**** Supplied data
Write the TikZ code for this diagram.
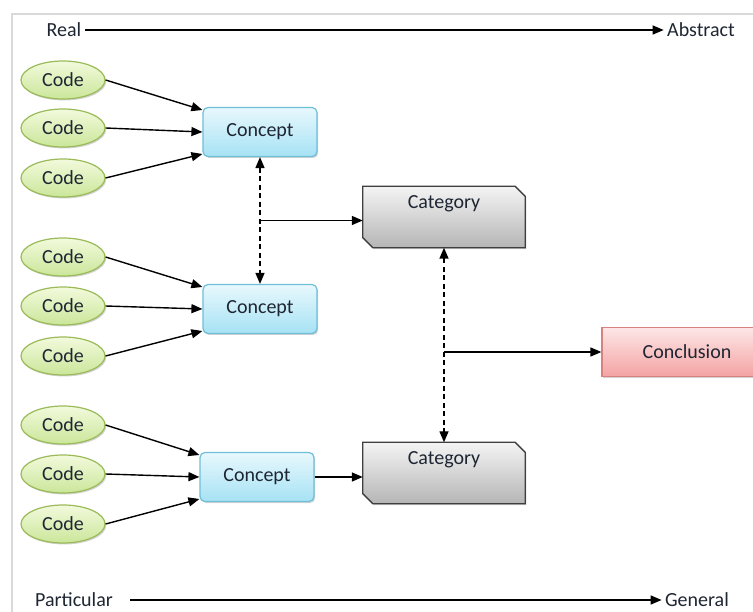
\documentclass[tikz,border=0pt]{standalone}
\usepackage{fontspec}
\setmainfont{Carlito}
\usetikzlibrary{shadows,shapes.geometric,arrows.meta}

\definecolor{codeline}{HTML}{9BBB59}
\definecolor{codetop}{HTML}{F2FADC}
\definecolor{codebot}{HTML}{CBE69A}
\definecolor{conceptline}{HTML}{6FBFD8}
\definecolor{concepttop}{HTML}{E8F8FD}
\definecolor{conceptbot}{HTML}{A6E2F4}
\definecolor{catline}{HTML}{3F3F3F}
\definecolor{cattop}{HTML}{F4F4F4}
\definecolor{catbot}{HTML}{B5B5B5}
\definecolor{conline}{HTML}{D98080}
\definecolor{contop}{HTML}{FDE6E6}
\definecolor{conbot}{HTML}{F4A3A3}
\definecolor{txt}{HTML}{1E2633}

\begin{document}
\begin{tikzpicture}[x=1pt,y=-1pt,
  font=\fontsize{20}{23}\selectfont, text=txt,
  shade/.style={drop shadow={opacity=0.35,shadow xshift=1.2pt,shadow yshift=-1.5pt}},
  code/.style={ellipse, draw=codeline, line width=1.2pt, top color=codetop, bottom color=codebot,
    minimum width=84pt, minimum height=38pt, inner sep=0pt, shade},
  concept/.style={rectangle, rounded corners=5pt, draw=conceptline, line width=1.2pt,
    top color=concepttop, bottom color=conceptbot, minimum width=114pt, minimum height=49pt, shade},
  category/.style={rectangle, minimum width=162pt, minimum height=61pt, inner sep=0pt},
  catbox/.style={draw=catline, line width=1.3pt, top color=cattop, bottom color=catbot, shade},
  conclusion/.style={rectangle, draw=conline, line width=1.2pt, top color=contop, bottom color=conbot,
    minimum width=170pt, minimum height=49pt, shade},
  link/.style={line width=1.4pt, -{Triangle[length=11pt,width=9pt]}},
  dlink/.style={line width=1.4pt, dash pattern=on 5pt off 3.5pt,
    {Triangle[length=11pt,width=9pt]}-{Triangle[length=11pt,width=9pt]}}
]
  \useasboundingbox (0,0) rectangle (753,612);
  \clip (0,0) rectangle (753,612);

  % page frame
  \draw[black!15, line width=1.5pt] (12,612) -- (12,14) -- (753,14);

  % axes
  \node (real) at (64,30) {Real};
  \node (abstract) at (701,30) {Abstract};
  \draw[link] (real) -- (abstract);
  \node (particular) at (74,600) {Particular};
  \node (general) at (697,600) {General};
  \draw[link] ([xshift=14pt]particular.east) -- (general);

  % codes
  \foreach \y/\n in {80/1,128/2,178/3,257/4,306/5,356/6,425/7,474/8,524/9}
    \node[code] (code\n) at (63,\y) {Code};

  % concepts
  \node[concept] (concept1) at (260,132) {Concept};
  \node[concept] (concept2) at (260,309) {Concept};
  \node[concept] (concept3) at (257,477) {Concept};

  % categories, corners cut at top right and bottom left
  \node[category] (cat1) at (444,217) {};
  \node[category] (cat2) at (444,473) {};
  \foreach \c in {cat1,cat2} {
    \path[catbox] (\c.north west) -- ([xshift=-10pt]\c.north east) -- ([yshift=-10pt]\c.north east)
      -- (\c.south east) -- ([xshift=10pt]\c.south west) -- ([yshift=10pt]\c.south west) -- cycle;
    \node[anchor=north] at ([yshift=-6pt]\c.north) {Category};
  }

  % conclusion
  \node[conclusion] (concl) at (687,352) {Conclusion};

  % codes to concepts
  \foreach \c/\a/\b/\d in {1/1/2/3,2/4/5/6,3/7/8/9} {
    \draw[link] (code\a.east) -- ([yshift=22pt]concept\c.west);
    \draw[link] (code\b.east) -- (concept\c.west);
    \draw[link] (code\d.east) -- ([yshift=-22pt]concept\c.west);
  }

  % concepts to categories
  \draw[dlink] (concept1) -- (concept2) coordinate[midway] (m1);
  \draw[link] (m1) -- (m1 -| cat1.west);
  \draw[link] (concept3) -- (concept3 -| cat2.west);

  % categories to conclusion
  \draw[dlink] (cat1) -- (cat2) coordinate[pos=0.5] (m2);
  \draw[link] (m2 |- concl) -- (concl);
\end{tikzpicture}
\end{document}
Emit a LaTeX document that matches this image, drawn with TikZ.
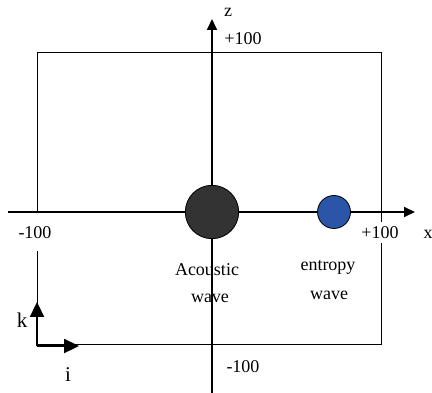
********
__What to produce__:
Reproduce all entries exactly. Pictures do not belong in the copy.

__Worked solution__:
Write the TikZ code for this diagram.
\documentclass[tikz,border=0pt]{standalone}
\usepackage{fontspec}
\setmainfont{Carlito}
\usetikzlibrary{shadows,shapes.geometric,arrows.meta}

\definecolor{codeline}{HTML}{9BBB59}
\definecolor{codetop}{HTML}{F2FADC}
\definecolor{codebot}{HTML}{CBE69A}
\definecolor{conceptline}{HTML}{6FBFD8}
\definecolor{concepttop}{HTML}{E8F8FD}
\definecolor{conceptbot}{HTML}{A6E2F4}
\definecolor{catline}{HTML}{3F3F3F}
\definecolor{cattop}{HTML}{F4F4F4}
\definecolor{catbot}{HTML}{B5B5B5}
\definecolor{conline}{HTML}{D98080}
\definecolor{contop}{HTML}{FDE6E6}
\definecolor{conbot}{HTML}{F4A3A3}
\definecolor{txt}{HTML}{1E2633}

\begin{document}
\begin{tikzpicture}[x=1pt,y=-1pt,
  font=\fontsize{20}{23}\selectfont, text=txt,
  shade/.style={drop shadow={opacity=0.35,shadow xshift=1.2pt,shadow yshift=-1.5pt}},
  code/.style={ellipse, draw=codeline, line width=1.2pt, top color=codetop, bottom color=codebot,
    minimum width=84pt, minimum height=38pt, inner sep=0pt, shade},
  concept/.style={rectangle, rounded corners=5pt, draw=conceptline, line width=1.2pt,
    top color=concepttop, bottom color=conceptbot, minimum width=114pt, minimum height=49pt, shade},
  category/.style={rectangle, minimum width=162pt, minimum height=61pt, inner sep=0pt},
  catbox/.style={draw=catline, line width=1.3pt, top color=cattop, bottom color=catbot, shade},
  conclusion/.style={rectangle, draw=conline, line width=1.2pt, top color=contop, bottom color=conbot,
    minimum width=170pt, minimum height=49pt, shade},
  link/.style={line width=1.4pt, -{Triangle[length=11pt,width=9pt]}},
  dlink/.style={line width=1.4pt, dash pattern=on 5pt off 3.5pt,
    {Triangle[length=11pt,width=9pt]}-{Triangle[length=11pt,width=9pt]}}
]
  \useasboundingbox (0,0) rectangle (753,612);
  \clip (0,0) rectangle (753,612);

  % page frame
  \draw[black!15, line width=1.5pt] (12,612) -- (12,14) -- (753,14);

  % axes
  \node (real) at (64,30) {Real};
  \node (abstract) at (701,30) {Abstract};
  \draw[link] (real) -- (abstract);
  \node (particular) at (74,600) {Particular};
  \node (general) at (697,600) {General};
  \draw[link] ([xshift=14pt]particular.east) -- (general);

  % codes
  \foreach \y/\n in {80/1,128/2,178/3,257/4,306/5,356/6,425/7,474/8,524/9}
    \node[code] (code\n) at (63,\y) {Code};

  % concepts
  \node[concept] (concept1) at (260,132) {Concept};
  \node[concept] (concept2) at (260,309) {Concept};
  \node[concept] (concept3) at (257,477) {Concept};

  % categories, corners cut at top right and bottom left
  \node[category] (cat1) at (444,217) {};
  \node[category] (cat2) at (444,473) {};
  \foreach \c in {cat1,cat2} {
    \path[catbox] (\c.north west) -- ([xshift=-10pt]\c.north east) -- ([yshift=-10pt]\c.north east)
      -- (\c.south east) -- ([xshift=10pt]\c.south west) -- ([yshift=10pt]\c.south west) -- cycle;
    \node[anchor=north] at ([yshift=-6pt]\c.north) {Category};
  }

  % conclusion
  \node[conclusion] (concl) at (687,352) {Conclusion};

  % codes to concepts
  \foreach \c/\a/\b/\d in {1/1/2/3,2/4/5/6,3/7/8/9} {
    \draw[link] (code\a.east) -- ([yshift=22pt]concept\c.west);
    \draw[link] (code\b.east) -- (concept\c.west);
    \draw[link] (code\d.east) -- ([yshift=-22pt]concept\c.west);
  }

  % concepts to categories
  \draw[dlink] (concept1) -- (concept2) coordinate[midway] (m1);
  \draw[link] (m1) -- (m1 -| cat1.west);
  \draw[link] (concept3) -- (concept3 -| cat2.west);

  % categories to conclusion
  \draw[dlink] (cat1) -- (cat2) coordinate[pos=0.5] (m2);
  \draw[link] (m2 |- concl) -- (concl);
\end{tikzpicture}
\end{document}
Emit a LaTeX document that matches this image, drawn with TikZ.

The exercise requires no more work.